Frente a este contexto, la propuesta de imponer un impuesto a las remesas enviada desde EE.UU. —aunque se ha planteado principalmente desde ciertos sectores de la política estadounidense como un castigo al migrante indocumentado— tendría consecuencias devastadoras para Yucatán. No solo reduciría el flujo de dinero que llega a las familias, sino que incentivaría la informalidad financiera: uso de intermediarios, envíos en efectivo o mecanismos no regulados. Las víctimas serían los más vulnerables: los padres de edad avanzada, los hijos que dependen de ese dinero para estudiar, las comunidades que sobreviven gracias a él.

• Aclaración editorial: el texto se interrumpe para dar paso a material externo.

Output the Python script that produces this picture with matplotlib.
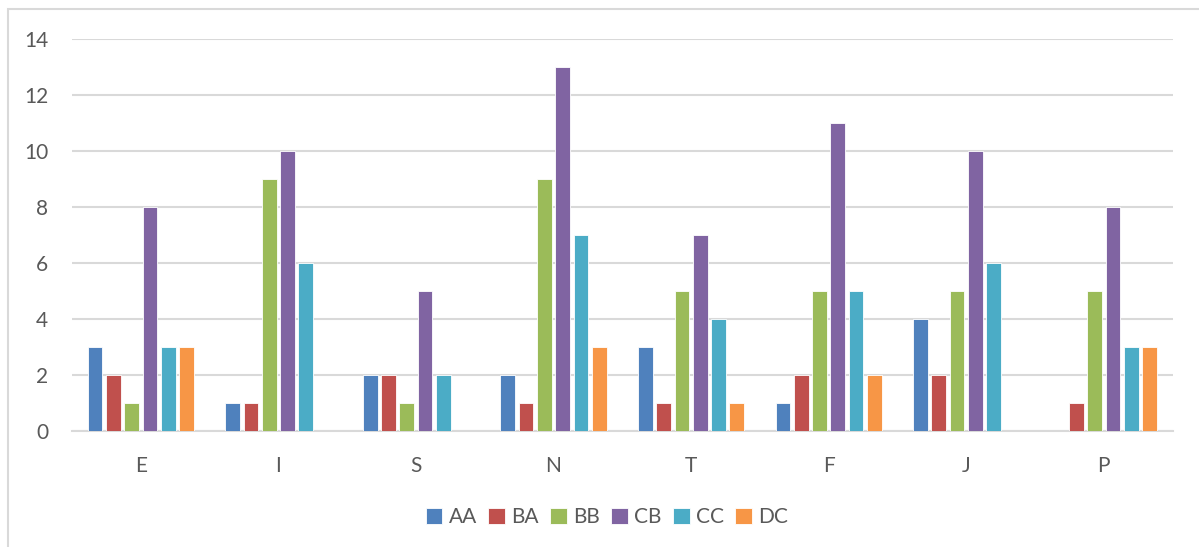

El otro flanco, más preocupante aún, es la posible criminalización de quienes envían las remesas. Si estos migrantes yucatecos son reportados ante autoridades migratorias o hacendarias como evasores, traficantes o delincuentes por el simple hecho de enviar dinero, el Estado mexicano tendría la obligación ética y constitucional de actuar. No se puede guardar silencio cuando quienes sostienen parte del desarrollo nacional son tratados como criminales. El Gobierno de Yucatán, por su parte, tendría que implementar una política clara de protección consular, asesoría legal gratuita y acompañamiento jurídico para los migrantes que sean reportados o perseguidos por enviar dinero a sus familias.
Además, se necesita una estrategia de largo aliento: un registro estatal de migrantes yucatecos en EE.UU., programas de educación financiera para sus familias, y sobre todo, mecanismos de inversión productiva de las remesas, de forma que el dinero enviado no solo cubra necesidades inmediatas, sino que se traduzca en desarrollo económico local, creación de empleos y mejores condiciones para que migrar no sea la única opción.
Gravar las remesas es gravar la esperanza. Es castigar la solidaridad, penalizar la responsabilidad familiar y debilitar el lazo más fuerte que muchos yucatecos mantienen con su tierra. Si el gobierno federal o los gobiernos estatales no entienden esto, no solo perderán millones de dólares en divisas: perderán también el vínculo con una parte esencial de su identidad y de su pueblo.
Porque al final, detrás de cada dólar enviado, hay una historia de sacrificio. Y detrás de cada historia, hay un Yucatán que resiste gracias a sus migrantes.